WS-DETR: Robust Water Surface Object Detection through Vision-Radar Fusion with Detection Transformer
Huilin Yin, Pengyu Wang, Senmao Li, Jun Yan, Daniel Watzenig
TL;DR
WS-DETR tackles robust water-surface object detection for USVs by fusing camera images with 4D-mmWave radar within a DETR-based framework. It introduces Adaptive Feature Interactive Fusion for cross-modal alignment, Multi-Scale Edge Information Integration for boundary preservation, Hierarchical Feature Aggregator for cross-scale encoder fusion, and a self-moving point based SMPBlock radar backbone to handle irregular radar data. On the WaterScenes dataset, WS-DETR achieves state-of-the-art performance with high accuracy and strong robustness under adverse weather and lighting, while maintaining a compact parameter count and reasonable compute. The approach offers practical benefits for resilient USV navigation by delivering reliable multi-object detection across challenging aquatic environments.
Abstract
Robust object detection for Unmanned Surface Vehicles (USVs) in complex water environments is essential for reliable navigation and operation.
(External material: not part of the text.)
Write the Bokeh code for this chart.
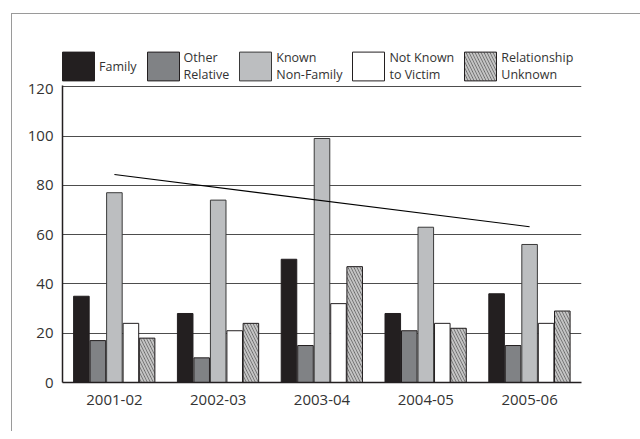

Specifically, water surface object detection faces challenges from blurred edges and diverse object scales. Although vision-radar fusion offers a feasible solution, existing approaches suffer from cross-modal feature conflicts, which negatively affect model robustness. To address this problem, we propose a robust vision-radar fusion model WS-DETR. In particular, we first introduce a Multi-Scale Edge Information Integration (MSEII) module to enhance edge perception and a Hierarchical Feature Aggregator (HiFA) to boost multi-scale object detection in the encoder. Then, we adopt self-moving point representations for continuous convolution and residual connection to efficiently extract irregular features under the scenarios of irregular point cloud data. To further mitigate cross-modal conflicts, an Adaptive Feature Interactive Fusion (AFIF) module is introduced to integrate visual and radar features through geometric alignment and semantic fusion. Extensive experiments on the WaterScenes dataset demonstrate that WS-DETR achieves state-of-the-art (SOTA) performance, maintaining its superiority even under adverse weather and lighting conditions.